Extract word for word the lines of the listing from its start to the line holding "lw=1.6, clip_on=False, zorder=1)", both ends kept; pictures are not part of the copy.

>> Start

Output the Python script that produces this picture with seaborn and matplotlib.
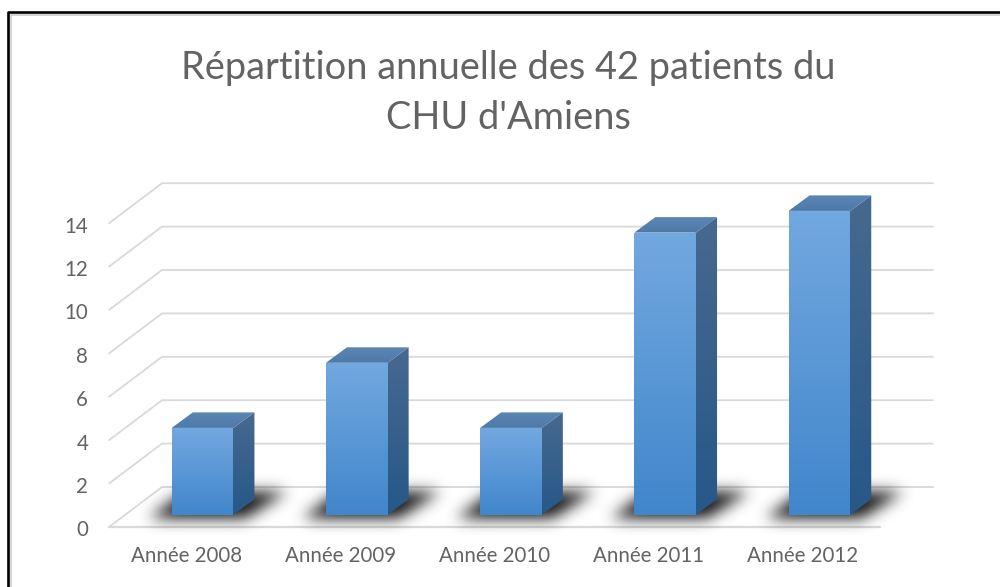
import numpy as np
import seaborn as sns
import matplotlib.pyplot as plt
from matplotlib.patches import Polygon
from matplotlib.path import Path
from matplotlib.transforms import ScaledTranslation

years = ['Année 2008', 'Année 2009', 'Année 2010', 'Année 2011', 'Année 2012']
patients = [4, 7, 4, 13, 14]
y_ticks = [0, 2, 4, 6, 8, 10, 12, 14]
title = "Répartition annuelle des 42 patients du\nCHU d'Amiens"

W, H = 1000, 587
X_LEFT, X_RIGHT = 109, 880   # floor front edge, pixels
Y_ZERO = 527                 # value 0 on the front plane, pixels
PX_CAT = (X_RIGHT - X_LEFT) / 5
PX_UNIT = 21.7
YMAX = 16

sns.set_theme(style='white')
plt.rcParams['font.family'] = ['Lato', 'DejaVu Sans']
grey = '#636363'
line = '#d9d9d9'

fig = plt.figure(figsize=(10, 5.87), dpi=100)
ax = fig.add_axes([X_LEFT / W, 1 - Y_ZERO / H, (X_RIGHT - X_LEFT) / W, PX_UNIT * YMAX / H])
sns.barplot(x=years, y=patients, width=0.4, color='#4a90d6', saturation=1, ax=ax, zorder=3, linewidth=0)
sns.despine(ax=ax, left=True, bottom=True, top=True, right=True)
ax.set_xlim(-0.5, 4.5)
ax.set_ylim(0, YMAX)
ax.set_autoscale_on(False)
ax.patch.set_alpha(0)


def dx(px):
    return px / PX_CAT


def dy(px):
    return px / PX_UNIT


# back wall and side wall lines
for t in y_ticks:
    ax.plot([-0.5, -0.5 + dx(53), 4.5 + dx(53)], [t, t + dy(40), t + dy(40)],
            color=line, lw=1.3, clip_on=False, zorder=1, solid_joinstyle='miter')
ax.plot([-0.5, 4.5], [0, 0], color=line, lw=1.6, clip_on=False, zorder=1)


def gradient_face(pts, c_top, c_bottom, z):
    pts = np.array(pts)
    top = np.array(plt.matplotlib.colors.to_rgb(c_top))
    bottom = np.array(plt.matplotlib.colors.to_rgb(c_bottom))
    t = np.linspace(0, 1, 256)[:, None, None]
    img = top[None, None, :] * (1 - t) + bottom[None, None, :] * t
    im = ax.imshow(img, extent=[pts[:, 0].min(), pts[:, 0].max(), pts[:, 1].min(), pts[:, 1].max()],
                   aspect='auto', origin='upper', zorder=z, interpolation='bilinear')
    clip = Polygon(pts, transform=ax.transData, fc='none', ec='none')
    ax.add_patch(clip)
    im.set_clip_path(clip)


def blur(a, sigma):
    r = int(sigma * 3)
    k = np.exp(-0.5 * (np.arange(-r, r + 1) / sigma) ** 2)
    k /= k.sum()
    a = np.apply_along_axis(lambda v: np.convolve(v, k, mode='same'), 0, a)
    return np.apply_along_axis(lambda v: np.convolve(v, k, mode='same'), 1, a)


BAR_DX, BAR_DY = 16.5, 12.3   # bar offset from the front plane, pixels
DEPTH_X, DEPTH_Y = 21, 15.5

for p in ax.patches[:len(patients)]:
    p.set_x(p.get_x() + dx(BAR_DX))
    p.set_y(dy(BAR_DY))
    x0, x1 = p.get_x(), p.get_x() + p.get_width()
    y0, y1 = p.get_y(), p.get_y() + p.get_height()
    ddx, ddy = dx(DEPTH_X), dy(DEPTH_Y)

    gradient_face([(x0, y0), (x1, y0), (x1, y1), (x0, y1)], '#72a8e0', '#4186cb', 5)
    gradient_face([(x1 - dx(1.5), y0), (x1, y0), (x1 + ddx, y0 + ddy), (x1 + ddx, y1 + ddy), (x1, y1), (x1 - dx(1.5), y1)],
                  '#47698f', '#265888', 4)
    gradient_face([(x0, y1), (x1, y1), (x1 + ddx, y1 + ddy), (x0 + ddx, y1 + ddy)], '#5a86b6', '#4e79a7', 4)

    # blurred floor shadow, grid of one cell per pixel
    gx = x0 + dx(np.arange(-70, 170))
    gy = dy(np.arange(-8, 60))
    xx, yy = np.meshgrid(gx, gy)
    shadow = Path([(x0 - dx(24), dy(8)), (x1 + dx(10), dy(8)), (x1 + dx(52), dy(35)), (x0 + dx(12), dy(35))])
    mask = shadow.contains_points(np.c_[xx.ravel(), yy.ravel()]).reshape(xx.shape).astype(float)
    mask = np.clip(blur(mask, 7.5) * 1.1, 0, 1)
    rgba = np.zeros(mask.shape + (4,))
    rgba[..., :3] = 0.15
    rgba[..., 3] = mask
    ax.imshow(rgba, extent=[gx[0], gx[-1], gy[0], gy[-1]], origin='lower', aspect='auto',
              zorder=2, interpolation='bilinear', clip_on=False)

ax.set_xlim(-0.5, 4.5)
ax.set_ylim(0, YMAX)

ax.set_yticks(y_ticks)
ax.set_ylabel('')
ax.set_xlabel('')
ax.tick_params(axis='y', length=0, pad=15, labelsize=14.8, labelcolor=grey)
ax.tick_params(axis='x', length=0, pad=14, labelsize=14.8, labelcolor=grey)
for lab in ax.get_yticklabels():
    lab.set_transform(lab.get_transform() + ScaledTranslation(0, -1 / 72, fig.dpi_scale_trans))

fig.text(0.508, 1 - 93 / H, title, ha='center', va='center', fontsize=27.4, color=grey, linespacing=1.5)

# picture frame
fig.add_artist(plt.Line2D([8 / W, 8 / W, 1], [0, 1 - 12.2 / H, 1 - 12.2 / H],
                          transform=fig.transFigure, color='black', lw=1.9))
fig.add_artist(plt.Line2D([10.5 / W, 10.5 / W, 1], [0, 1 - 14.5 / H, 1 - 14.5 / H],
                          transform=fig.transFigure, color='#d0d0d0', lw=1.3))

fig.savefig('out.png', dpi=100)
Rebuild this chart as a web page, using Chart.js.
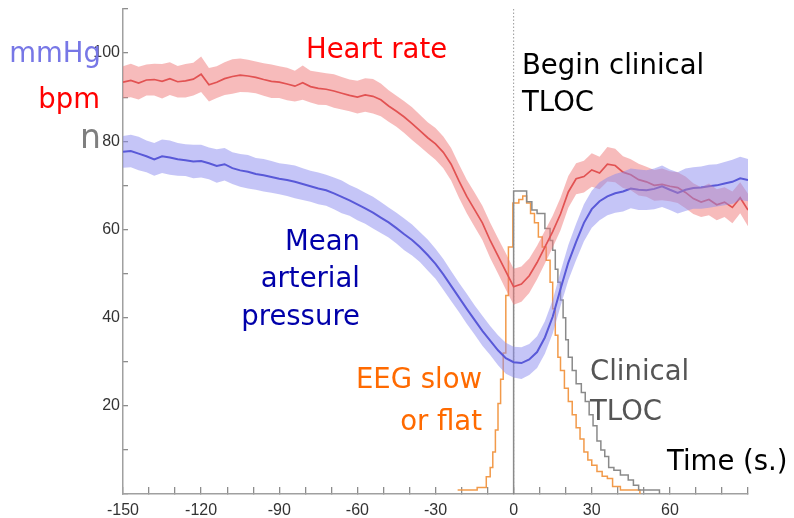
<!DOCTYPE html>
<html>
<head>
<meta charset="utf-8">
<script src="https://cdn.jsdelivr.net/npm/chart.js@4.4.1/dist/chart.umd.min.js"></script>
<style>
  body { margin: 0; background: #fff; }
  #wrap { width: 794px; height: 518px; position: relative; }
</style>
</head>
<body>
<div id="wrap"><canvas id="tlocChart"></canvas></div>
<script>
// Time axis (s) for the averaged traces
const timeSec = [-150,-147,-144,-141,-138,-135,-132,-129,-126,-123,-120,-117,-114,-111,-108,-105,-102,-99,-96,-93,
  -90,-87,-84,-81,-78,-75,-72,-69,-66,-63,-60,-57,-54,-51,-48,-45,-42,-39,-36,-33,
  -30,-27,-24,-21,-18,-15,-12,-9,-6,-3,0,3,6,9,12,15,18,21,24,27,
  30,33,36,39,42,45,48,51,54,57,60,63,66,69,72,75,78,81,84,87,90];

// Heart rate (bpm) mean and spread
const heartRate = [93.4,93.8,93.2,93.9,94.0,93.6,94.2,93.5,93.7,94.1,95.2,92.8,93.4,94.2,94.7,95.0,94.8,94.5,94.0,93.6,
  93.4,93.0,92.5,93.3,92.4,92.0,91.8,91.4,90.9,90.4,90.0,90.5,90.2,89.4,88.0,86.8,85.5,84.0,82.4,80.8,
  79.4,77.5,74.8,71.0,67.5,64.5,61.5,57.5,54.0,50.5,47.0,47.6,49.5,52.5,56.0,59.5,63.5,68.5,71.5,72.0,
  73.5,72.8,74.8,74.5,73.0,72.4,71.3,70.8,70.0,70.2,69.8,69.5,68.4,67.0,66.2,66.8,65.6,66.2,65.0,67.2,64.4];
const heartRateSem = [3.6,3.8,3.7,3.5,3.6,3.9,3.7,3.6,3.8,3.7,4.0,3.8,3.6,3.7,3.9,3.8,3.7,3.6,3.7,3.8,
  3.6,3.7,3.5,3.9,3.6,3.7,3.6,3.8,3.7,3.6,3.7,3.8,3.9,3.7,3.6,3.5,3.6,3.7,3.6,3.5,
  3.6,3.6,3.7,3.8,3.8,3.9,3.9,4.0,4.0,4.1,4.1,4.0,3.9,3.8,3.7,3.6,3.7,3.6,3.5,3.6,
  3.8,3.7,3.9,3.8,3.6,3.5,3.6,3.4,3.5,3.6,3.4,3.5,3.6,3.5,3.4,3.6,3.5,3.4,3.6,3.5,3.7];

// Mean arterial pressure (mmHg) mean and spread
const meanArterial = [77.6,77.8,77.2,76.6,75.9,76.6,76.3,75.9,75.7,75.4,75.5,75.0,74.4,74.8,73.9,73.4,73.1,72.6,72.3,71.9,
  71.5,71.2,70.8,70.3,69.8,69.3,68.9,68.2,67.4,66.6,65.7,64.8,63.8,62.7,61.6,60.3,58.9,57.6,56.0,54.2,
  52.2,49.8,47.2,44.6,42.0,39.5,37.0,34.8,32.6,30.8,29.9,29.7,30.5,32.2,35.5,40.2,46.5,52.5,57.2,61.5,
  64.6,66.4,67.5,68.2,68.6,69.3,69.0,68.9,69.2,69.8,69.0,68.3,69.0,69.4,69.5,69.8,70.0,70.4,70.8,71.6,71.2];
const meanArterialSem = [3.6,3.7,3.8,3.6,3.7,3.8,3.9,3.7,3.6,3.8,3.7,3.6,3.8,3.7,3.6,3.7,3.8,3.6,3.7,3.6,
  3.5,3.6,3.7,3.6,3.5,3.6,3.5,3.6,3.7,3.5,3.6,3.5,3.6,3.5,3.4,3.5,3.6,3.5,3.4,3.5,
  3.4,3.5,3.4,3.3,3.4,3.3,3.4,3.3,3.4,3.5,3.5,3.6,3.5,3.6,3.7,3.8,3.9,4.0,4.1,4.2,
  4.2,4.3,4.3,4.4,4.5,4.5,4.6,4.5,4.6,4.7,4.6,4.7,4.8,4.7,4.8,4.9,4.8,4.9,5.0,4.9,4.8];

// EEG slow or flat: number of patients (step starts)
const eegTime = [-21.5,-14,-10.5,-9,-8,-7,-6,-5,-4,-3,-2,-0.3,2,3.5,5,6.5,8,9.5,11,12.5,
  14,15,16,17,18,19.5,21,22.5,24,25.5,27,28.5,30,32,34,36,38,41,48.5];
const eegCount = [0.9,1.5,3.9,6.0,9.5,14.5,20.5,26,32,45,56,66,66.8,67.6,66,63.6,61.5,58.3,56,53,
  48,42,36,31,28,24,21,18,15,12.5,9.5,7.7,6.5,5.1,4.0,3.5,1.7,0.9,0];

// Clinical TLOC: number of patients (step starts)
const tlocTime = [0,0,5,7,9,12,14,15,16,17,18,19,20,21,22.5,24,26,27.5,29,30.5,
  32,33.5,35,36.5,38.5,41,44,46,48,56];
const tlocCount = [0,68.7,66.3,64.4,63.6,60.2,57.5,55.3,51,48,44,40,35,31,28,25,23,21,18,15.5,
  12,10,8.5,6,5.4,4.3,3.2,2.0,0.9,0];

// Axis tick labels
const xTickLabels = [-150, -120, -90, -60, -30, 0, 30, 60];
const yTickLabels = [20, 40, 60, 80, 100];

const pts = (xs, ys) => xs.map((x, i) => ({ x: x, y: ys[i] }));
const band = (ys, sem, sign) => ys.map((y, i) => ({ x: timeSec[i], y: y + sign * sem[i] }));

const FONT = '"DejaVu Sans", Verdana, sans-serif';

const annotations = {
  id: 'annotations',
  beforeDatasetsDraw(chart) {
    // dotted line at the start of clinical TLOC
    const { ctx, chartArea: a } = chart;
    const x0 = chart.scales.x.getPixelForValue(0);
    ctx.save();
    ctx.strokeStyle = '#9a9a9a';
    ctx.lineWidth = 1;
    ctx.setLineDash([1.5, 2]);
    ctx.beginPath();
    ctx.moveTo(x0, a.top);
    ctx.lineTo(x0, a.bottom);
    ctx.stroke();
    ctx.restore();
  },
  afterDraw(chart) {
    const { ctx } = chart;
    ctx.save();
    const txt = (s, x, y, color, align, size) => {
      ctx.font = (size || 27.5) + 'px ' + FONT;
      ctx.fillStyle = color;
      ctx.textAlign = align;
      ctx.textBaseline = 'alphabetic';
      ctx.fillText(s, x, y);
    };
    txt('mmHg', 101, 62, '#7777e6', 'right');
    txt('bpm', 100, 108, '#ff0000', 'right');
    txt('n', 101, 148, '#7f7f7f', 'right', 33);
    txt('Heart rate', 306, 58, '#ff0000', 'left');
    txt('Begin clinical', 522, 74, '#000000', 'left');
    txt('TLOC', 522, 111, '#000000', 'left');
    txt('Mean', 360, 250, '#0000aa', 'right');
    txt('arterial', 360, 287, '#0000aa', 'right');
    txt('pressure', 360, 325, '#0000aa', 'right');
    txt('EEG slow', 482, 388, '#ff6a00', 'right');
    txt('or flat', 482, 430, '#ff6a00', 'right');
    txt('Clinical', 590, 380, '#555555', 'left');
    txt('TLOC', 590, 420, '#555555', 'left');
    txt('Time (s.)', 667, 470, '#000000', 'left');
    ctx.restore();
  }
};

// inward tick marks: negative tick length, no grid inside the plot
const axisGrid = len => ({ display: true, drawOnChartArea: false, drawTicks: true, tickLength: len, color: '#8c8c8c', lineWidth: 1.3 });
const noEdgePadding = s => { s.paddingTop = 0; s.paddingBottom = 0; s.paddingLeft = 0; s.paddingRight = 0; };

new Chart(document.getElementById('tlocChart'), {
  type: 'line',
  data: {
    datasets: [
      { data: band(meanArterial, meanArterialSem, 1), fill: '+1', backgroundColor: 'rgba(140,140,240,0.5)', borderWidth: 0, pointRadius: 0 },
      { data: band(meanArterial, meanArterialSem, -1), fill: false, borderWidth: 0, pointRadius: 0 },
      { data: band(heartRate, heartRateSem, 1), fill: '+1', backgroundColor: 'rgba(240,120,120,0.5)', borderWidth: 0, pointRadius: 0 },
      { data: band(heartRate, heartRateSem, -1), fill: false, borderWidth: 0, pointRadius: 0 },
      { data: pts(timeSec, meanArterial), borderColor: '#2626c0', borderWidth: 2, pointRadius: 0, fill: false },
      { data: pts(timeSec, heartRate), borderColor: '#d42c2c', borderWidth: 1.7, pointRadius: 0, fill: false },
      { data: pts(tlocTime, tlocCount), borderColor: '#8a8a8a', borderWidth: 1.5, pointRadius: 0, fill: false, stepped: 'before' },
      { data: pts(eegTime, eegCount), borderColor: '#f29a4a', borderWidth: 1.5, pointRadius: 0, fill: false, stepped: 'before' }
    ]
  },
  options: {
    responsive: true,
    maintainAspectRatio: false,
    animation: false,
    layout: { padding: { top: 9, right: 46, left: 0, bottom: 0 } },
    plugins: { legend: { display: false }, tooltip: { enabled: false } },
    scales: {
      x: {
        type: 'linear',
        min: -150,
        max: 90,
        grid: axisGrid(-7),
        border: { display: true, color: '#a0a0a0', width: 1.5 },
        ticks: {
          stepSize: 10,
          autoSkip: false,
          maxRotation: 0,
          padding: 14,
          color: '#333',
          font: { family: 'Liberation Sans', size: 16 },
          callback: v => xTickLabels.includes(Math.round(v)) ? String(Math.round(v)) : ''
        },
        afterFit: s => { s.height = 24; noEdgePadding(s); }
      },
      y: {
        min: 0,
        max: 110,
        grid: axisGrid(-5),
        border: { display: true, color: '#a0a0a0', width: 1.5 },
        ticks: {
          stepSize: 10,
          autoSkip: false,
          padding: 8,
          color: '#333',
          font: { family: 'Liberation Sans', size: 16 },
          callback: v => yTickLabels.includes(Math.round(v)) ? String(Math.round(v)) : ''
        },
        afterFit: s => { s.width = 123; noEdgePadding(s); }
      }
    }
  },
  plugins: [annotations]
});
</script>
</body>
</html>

>> End

**RESULT**
Output the Python script that produces this picture with seaborn and matplotlib.
import numpy as np
import seaborn as sns
import matplotlib.pyplot as plt
from matplotlib.patches import Polygon
from matplotlib.path import Path
from matplotlib.transforms import ScaledTranslation

years = ['Année 2008', 'Année 2009', 'Année 2010', 'Année 2011', 'Année 2012']
patients = [4, 7, 4, 13, 14]
y_ticks = [0, 2, 4, 6, 8, 10, 12, 14]
title = "Répartition annuelle des 42 patients du\nCHU d'Amiens"

W, H = 1000, 587
X_LEFT, X_RIGHT = 109, 880   # floor front edge, pixels
Y_ZERO = 527                 # value 0 on the front plane, pixels
PX_CAT = (X_RIGHT - X_LEFT) / 5
PX_UNIT = 21.7
YMAX = 16

sns.set_theme(style='white')
plt.rcParams['font.family'] = ['Lato', 'DejaVu Sans']
grey = '#636363'
line = '#d9d9d9'

fig = plt.figure(figsize=(10, 5.87), dpi=100)
ax = fig.add_axes([X_LEFT / W, 1 - Y_ZERO / H, (X_RIGHT - X_LEFT) / W, PX_UNIT * YMAX / H])
sns.barplot(x=years, y=patients, width=0.4, color='#4a90d6', saturation=1, ax=ax, zorder=3, linewidth=0)
sns.despine(ax=ax, left=True, bottom=True, top=True, right=True)
ax.set_xlim(-0.5, 4.5)
ax.set_ylim(0, YMAX)
ax.set_autoscale_on(False)
ax.patch.set_alpha(0)


def dx(px):
    return px / PX_CAT


def dy(px):
    return px / PX_UNIT


# back wall and side wall lines
for t in y_ticks:
    ax.plot([-0.5, -0.5 + dx(53), 4.5 + dx(53)], [t, t + dy(40), t + dy(40)],
            color=line, lw=1.3, clip_on=False, zorder=1, solid_joinstyle='miter')
ax.plot([-0.5, 4.5], [0, 0], color=line, lw=1.6, clip_on=False, zorder=1)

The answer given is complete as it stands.